2015年10月29日,中菲南海仲裁案的仲裁庭(以下简称:仲裁庭)就管辖权和可受理性问题做出了裁决。仲裁庭是联合国国际海洋法法庭(以下简称:海洋法法庭)在2013年4月24日强行组建的,起因是菲律宾在2013年1月22日针对中国南海问题单方面向海洋法法庭申请仲裁。

对于缔约国之间的争端,《联合国海洋法公约》(以下简称:《公约》)规定了非强制性程序与强制性程序两种解决方式。如果非强制性程序无法解决争端,经争端任何一方请求,那么该争端应当被提交强制性程序。据此,国际法庭对争端可能具有强制管辖权。[1]不过,该强制管辖权存在两种例外。一是自动例外,即部分争端自动排除强制性程序的适用。这具体规定在《公约》第297条第2款和第3款,包括涉及海洋科学研究和专属经济区生物资源的争端。二是任择例外,即部分争端可以通过缔约国发表书面声明的方式排除强制性程序的适用。这具体规定在《公约》第298条第1款,包括涉及海域划界、历史性海湾或所有权、军事活动以及法律执行活动的争端。值得强调的是,《公约》第298条第1款(a)项规定:“任何争端如果必然涉及同时审议与大陆或岛屿陆地领土的主权或其他权利有关的任何尚未解决的争端,则不应提交这一程序(笔者注:即强制性程序)。”[2]

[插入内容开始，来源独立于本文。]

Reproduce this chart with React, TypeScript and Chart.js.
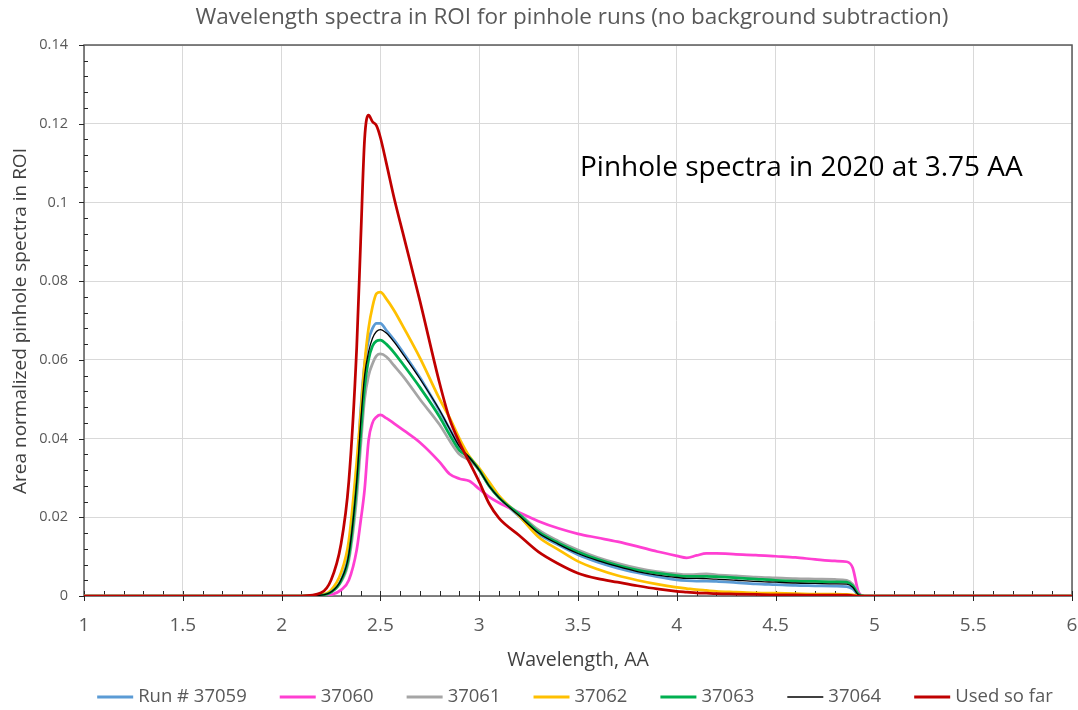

根据中国在2006年8月25日发表的书面声明,对于《公约》第298条第1款所述的任何争端,中国不接受任何国际司法或仲裁管辖。

(一)菲律宾仲裁申请的主要内容

菲律宾的仲裁申请包含15条请求。按照裁决书所采取的顺序,菲律宾的请求依次是:“(1)中国在南海的海洋性权利,如菲律宾一样,不能超过《公约》允许的范围;(2)中国主张的对“九段线”范围内的南海海域的主权权利和管辖权以及历史性权利与《公约》相违背,这些主张在超过《公约》允许的中国海洋权利的地理和实体限制的范围内不具有法律效力;(3)黄岩岛不能产生专属经济区或者大陆架;(4)美济礁、仁爱礁和渚碧礁为低潮高地,不能产生领海、专属经济区或者大陆架,并且为不能够通过先占或其他方式取得的地形;(5)美济礁和仁爱礁为菲律宾专属经济区和大陆架的一部分;(6)南薰礁和西门礁(包括东门礁)为低潮高地,不能产生领海专属经济区或者大陆架,但是它们的低潮线可能可以作为分别测量鸿庥岛和景宏岛的领海宽度的基线;(7)赤瓜礁、华阳礁和永暑礁不能产生专属经济区或者大陆架;(8)中国非法地干扰了菲律宾享有和行使对其专属经济区和大陆架的生物和非生物资源的主权权利;(9)中国非法地未曾阻止其国民和船只开发菲律宾专属经济区内的生物资源;(10)通过干扰其在黄岩岛的传统渔业活动,中国非法地阻止了菲律宾渔民寻求生计;(11)中国在黄岩岛和仁爱礁违反了《公约》下保护和保全海洋环境的义务;(12)中国对美济礁的占领和建造活动:(a)违反了《公约》关于人工岛屿、设施和结构的规定;(b)违反了中国在《公约》下保护和保全海洋环境的义务;(c)构成违反《公约》规定的试图据为己有的违法行为;(13)中国危险地操作其执法船只给在黄岩岛附近航行的菲律宾船只造成严重碰撞危险的行为违反了其在《公约》下的义务;(14)自从2013年1月仲裁开始,中国非法地加剧并扩大了争端,包括:(a)干扰菲律宾在仁爱礁海域及其附近海域的航行权利;(b)阻止菲律宾在仁爱礁驻扎人员的轮换和补充;(c)危害菲律宾在仁爱礁驻扎人员的健康和福利;(15)中国应当停止进一步的违法权利主张和活动。”[3]

(二)权利来源部分是菲律宾仲裁申请的核心

从涉及的内容来看,菲律宾的仲裁申请可以分为三个部分。

第一,关于权利来源的请求。这主要包括第1条和第2条请求。菲律宾认为,因为中国与菲律宾的海洋性权利均受《公约》限制,所以超过《公约》范围的权利主张是无效的。由于中国在“九段线”内所主张的海洋性权利超过《公约》在地理和实体上允许的范围,这些主张是无效的。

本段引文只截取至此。